I recently have been speaking with a Christian who is a leader in his church. As I spoke I risked sharing that recently he looked (in the spirit realm) like he had lost his vital connection to Jesus. That he was drying from an empty well. That the vehicle had run out of fuel and he was sucking fumes. I was right.
We began talking about what he was planning to do to repair the situation and reverse the drift that had happened and was, in fact, continuing to happen (Hebrews 2:1 talks about drifting from the faith). His immediate response was that he was working to reestablish his devotional life – early morning prayer and Bible reading and whatever else he thought might help put his relationship with Jesus back on track, so to speak. To me, that is a religious answer. Most might not agree with me.
Why do I think it is a religious answer? Thanks for asking. Because to reestablish the structure in your life called “devotions” will not reconnect you with the Lord. And, it will not renew your passion for Jesus helping you to fall in love with Him once again. It can help in some ways after you have reconnected but it is not the way to reconnect. That devotional time has no intrinsic life of its own. It can’t give you what it does not have. It is simply a structure, a program, a way to do things. It is religion.
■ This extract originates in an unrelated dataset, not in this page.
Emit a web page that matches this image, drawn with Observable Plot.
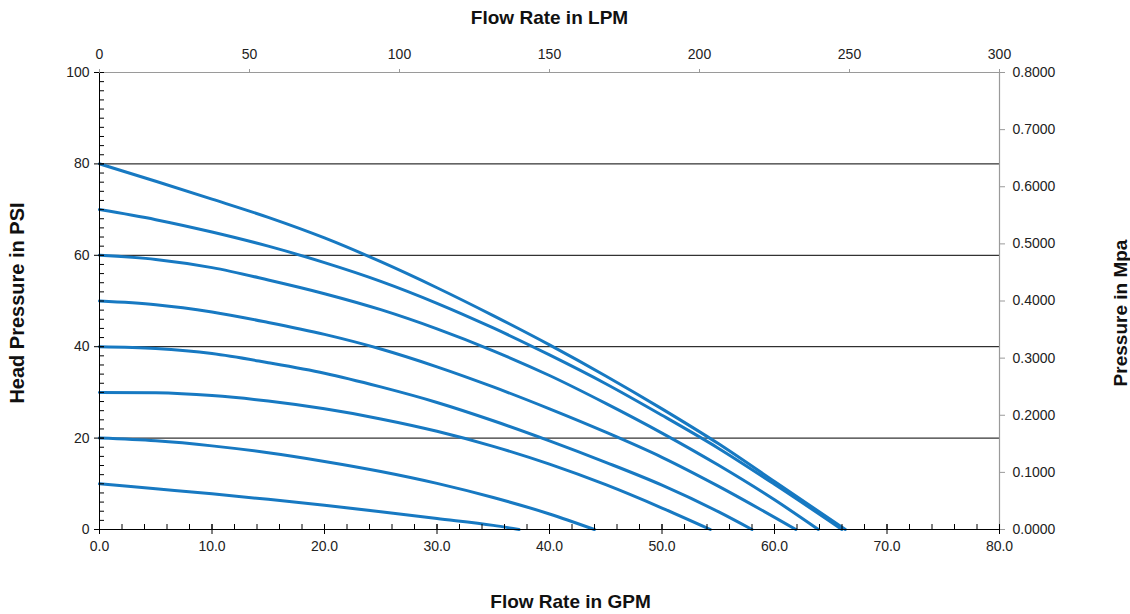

You have a relationship with your spouse. If the passion fades and you find yourself emotionally and even physically distant from one another, creating a structure will not rebuild the relationship. You could establish a structure called a date night and go out once a week and still not renew or kindle afresh the passion you once had. You need to relate, talk, share, discuss, even argue. Then as the relationship (that is the key word here) begins to gain some traction you can put the “new life” you are experiencing into the structure called a “date night.”
The Christian faith is a relationship between a person and God, through Jesus Christ, shared with other believers called the Church. If the relationship has faded and you have drifted then creating a structure will not rekindle your relationship. You need to simply work on your relationship until the love returns and then whatever structure you should need – like a date night or a devotional time – can come alongside the “life” you are once again experiencing and support and encourage that life. The structure called “devotions” cannot and will not bring back your love for Jesus.
The Church and her traditions are lifeless without the presence and power of God. However, we go out and build the structure – the organization, the charter, the legal documents, the network association, the statement of faith. Then we open the doors and hope that the Lord will meet us in the first and every consecutive service forever and ever. That is religion and there is really no life. Instead, we should gather as a few believers and experience His life together as we meet. Then, if structure is needed to maintain and enough the life we are experiencing, then add some structure. But only that which encourages and releases the life we are experiencing, His life, so that others can join us in our fellowship.
This is best seen in the conception of a child. When a child is conceived in his or her mother’s womb there is no visible structure. There is only life – a blob of life. But, as that life grows we see structure forming – arms, hands, feet, legs, a neck. The structure is there to support and encourage the life. It is the life that is most important, not the structure. And, when the baby is born we remove the structure that is no longer helping the life to grow… the umbilical cord. Life is what is important, not structure.
The same is true for the local church. The same is true for your relationship with the Lord. Get the love back into the relationship – let Him breathe life into it once again – and then add only whatever minimal structure is needed to encourage that life to continue, to grow, and to touch others. You may even call that structure “devotions.”